Data Brief. 2023 Oct 31:51:109741. doi: 10.1016/j.dib.2023.109741. eCollection 2023 Dec.

Abstract

Speech Emotion Recognition (SER) identifies and categorizes emotional states by analyzing speech signals. SER is an emerging research area using machine learning and deep learning techniques due to its socio-cultural and business importance. An appropriate dataset is an important resource for SER related studies in a particular language. There is an apparent lack of SER datasets in Bangla language although it is one of the most spoken languages in the world. There are a few Bangla SER datasets but those consist of only a few dialogs with a minimal number of actors making them unsuitable for real-world applications.
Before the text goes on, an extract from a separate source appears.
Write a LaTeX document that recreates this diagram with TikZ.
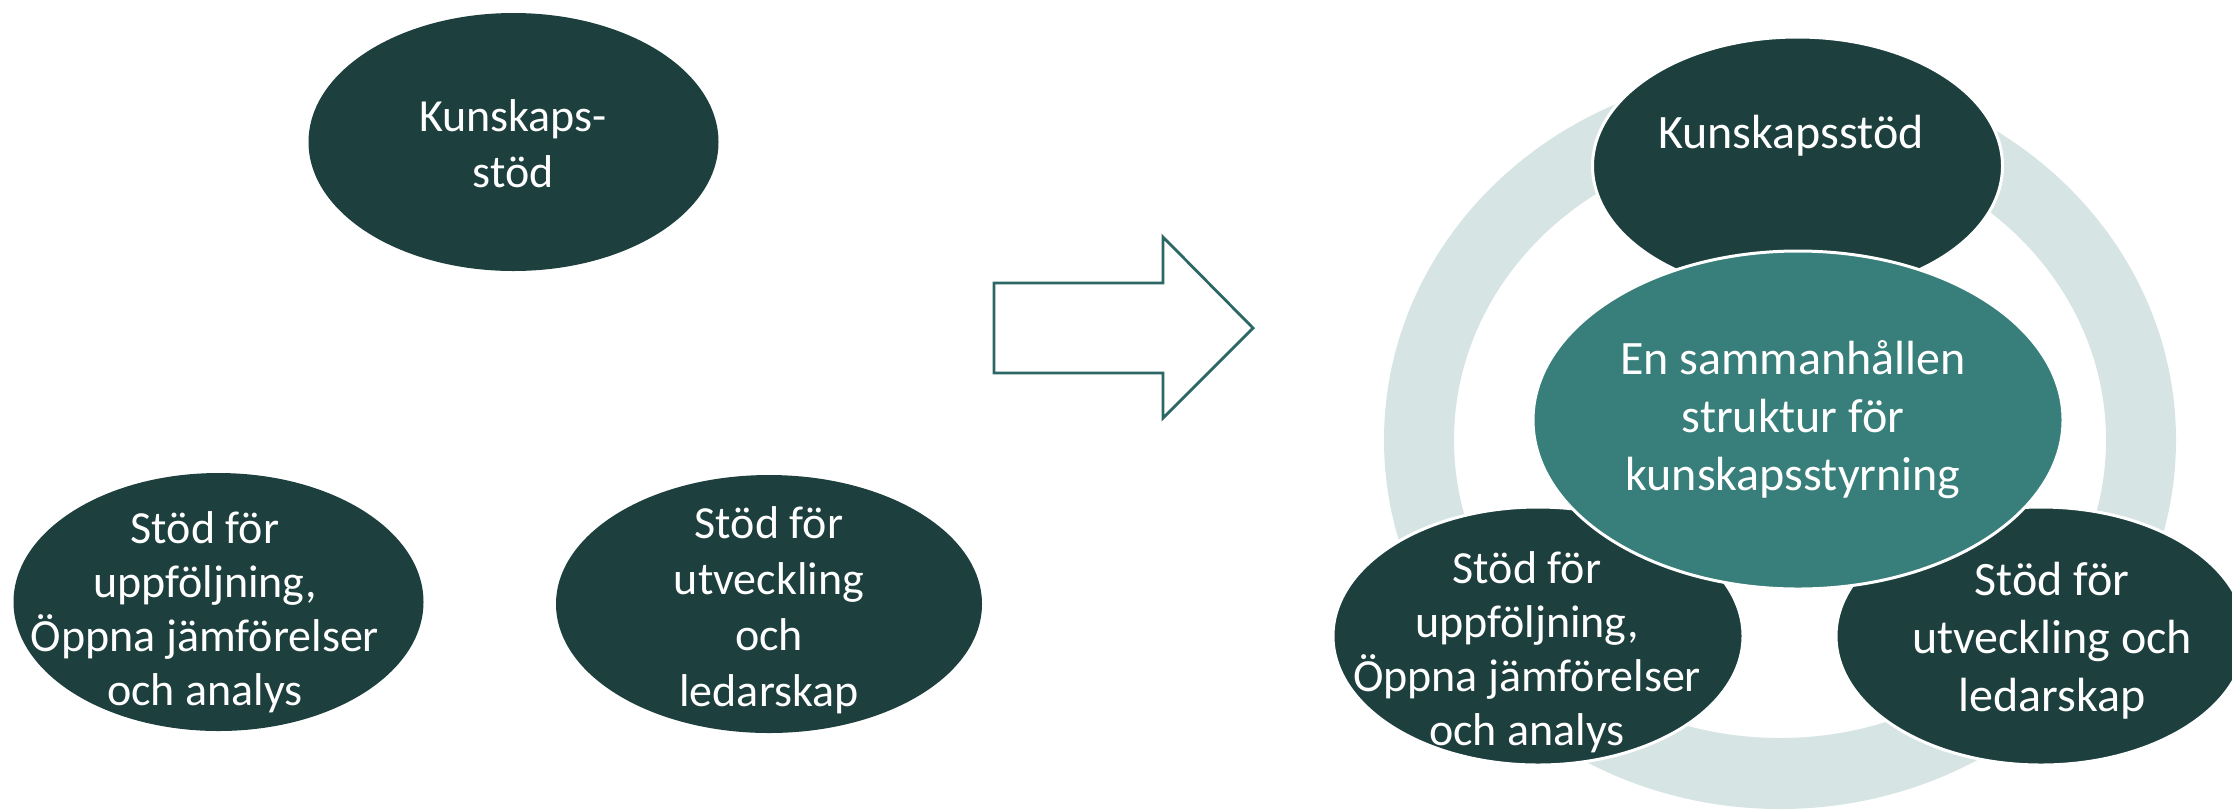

Moreover, the existing datasets do not consider the intensity level of emotions. The intensity of a specific emotional expression, such as anger or sadness, plays a crucial role in social behavior. Therefore, a realistic Bangla speech dataset is developed in this study which is called KUET Bangla Emotional Speech (KBES) dataset. The dataset consists of 900 audio signals (i.e., speech dialogs) from 35 actors (20 females and 15 males) with diverse age ranges. Source of the speech dialogs are Bangla Telefilm, Drama, TV Series, Web Series. There are five emotional categories: Neutral, Happy, Sad, Angry, and Disgust. Except Neutral, samples of a particular emotion are divided into two intensity levels: Low and High. The significant issue of the dataset is that the speech dialogs are almost unique with relatively large number of actors; whereas, existing datasets (such as SUBESCO and BanglaSER) contain samples with repeatedly spoken of a few pre-defined dialogs by a few actors/research volunteers in the laboratory environment. Finally, the KBES dataset is exposed as a nine-class problem to classify emotions into nine categories: Neutral, Happy (Low), Happy (High), Sad (Low), Sad (High), Angry (Low), Angry (High), Disgust (Low) and Disgust (High). However, the dataset is kept symmetrical containing 100 samples for each of the nine classes; 100 samples are also gender balanced with 50 samples for male/female actors. The developed dataset seems a realistic dataset while compared with the existing SER datasets.

Keywords: Bangla speech; Intensity level; Speech emotion recognition.